Videogiochi killer

Pubblicato il 31-08-2009

di Gian Mario Ricciardi


Ce n’è uno in America in cui il giocatore spara sui messicani che attraversano illegalmente la frontiera… Ma che futuro vogliamo? Una meditazione amara sulla sequenza di assurdità che il presente ci offre.

di Gian Mario Ricciardi

L’inciviltà corre tra videogames ed internet. In America la strage al liceo di Columbine è diventato un gioco. Un gioco orrendo. Era il 20 aprile del 1999 quando Eric Harris e Dylan Klebold, due studenti, entrarono nella scuola di Littleton, vicino a Denver. Impugnando armi semiautomatiche cominciarono a sparare su tutti quelli che incontravano. Uccisero dodici ragazzi, un insegnante e ferirono venti persone. Poi si suicidarono. È stato il più sanguinoso massacro della storia scolastica americana. Ora quel dramma infinito è un videogioco che, ovviamente, fa infuriare i familiari delle vittime. Grande dibattito, grande scontro. Ma intanto il gioco sta lì a simulare un’incredibile scena di morte.

Non passa giorno che la polizia postale non metta insieme i fili che portano a qualche sordido portale di pedopornografia. I fili non conducono più e soltanto ad anonimi palazzi di metropoli. Arrivano, purtroppo, anche in casette graziose immerse nella campagna anche italiana. Quella campagna che, sia pure per facciata, partecipa a tutti i riti di una società apparentemente buona e sana: incontri, dibattiti, feste, messe, eventi. Non passa minuto che i bambini, lasciati soli davanti al computer, vadano a sbattere in siti capaci di offendere e turbare - a volte per sempre - la loro innocente crescita, fatta di giochi elementari ed impastati di quell’antica “maraviglia” che i filosofi greci seppero cogliere e trasmetterci così bene.

Non passa settimana che qualcuno inventi nuove inaccettabili diavolerie. Ci sono in giro videogiochi razzisti che mirano semplicemente ad accrescere l’ostilità nei confronti degli immigrati clandestini. Ce n’è uno in America in cui il giocatore spara ed abbatte i messicani che attraversano illegalmente la frontiera. Ce ne sono altri che hanno come bersaglio le donne immigrate incinte perché se il figlio nascerà negli Usa diventerà cittadino americano.

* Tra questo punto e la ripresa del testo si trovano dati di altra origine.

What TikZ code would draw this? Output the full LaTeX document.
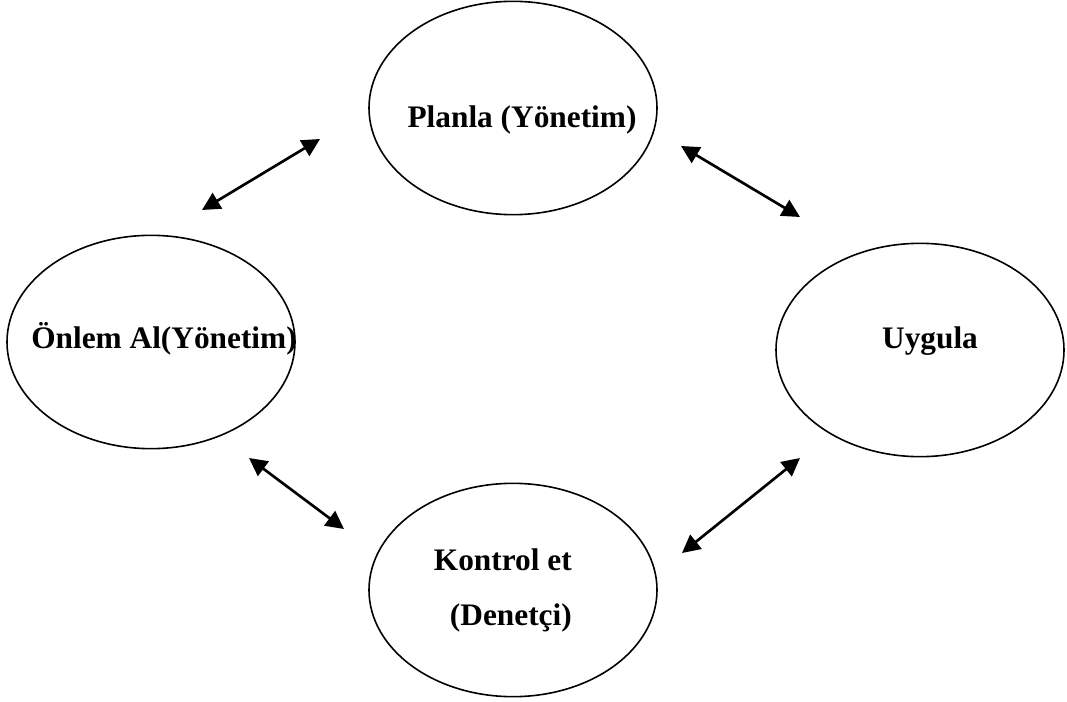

La cattiveria, dunque, corre purtroppo attraverso le autostrade telematiche. E qualcuno ci dice che siamo soltanto all’inizio. Sarà, ma ce n’è davvero per vergognarci. Perché questi nuovi fenomeni non fanno che dare forma a scompensi e follie di una società che sta cominciando a dimostrare tutte le sue debolezze. E, giorno dopo giorno, fanno lievitare le dosi di cattiveria che sono tipiche di un mondo sempre più diviso tra garantiti in tutto e senza diritti, tra ricchi e poveri.

Chi fa le spese di questo dilagante malcostume via computer? Prima di tutto i nostri figli ai quali sarà sempre più difficile poter insegnare dove sta il bene e dove sta il male. La linea di demarcazione tra il corretto e lo scorretto viene troppo blandamente lasciata sulle spalle dei genitori e degli insegnanti. Con i risultati offertici dalla cronaca: aumenti di violenze di gruppo, proliferare di piccole bande di insoddisfatti senza regole che aggrediscono i compagni per portar via loro un telefonino, crescita esponenziale di tutto ciò che è immagine, peggioramento del linguaggio ormai dovunque e comunque intriso di volgarità. In questo contesto far capire anche semplicemente il valore della vita diventa un’impresa quasi sempre impossibile. A chi obietta che un tempo ci insegnavano “la libertà tua finisce dove comincia quella degli altri” la risposta più comune è quella di Caino: “Sono forse io il custode di mio fratello Abele?”. Un bel risultato. Cambiarlo sarà lungo e difficile mentre la cronaca continuerà a sfornarci gli eccessi e le colpe di un’educazione che noi, troppo spesso, abbiamo sbagliato. Forse perché siamo anche noi travolti dalla fretta.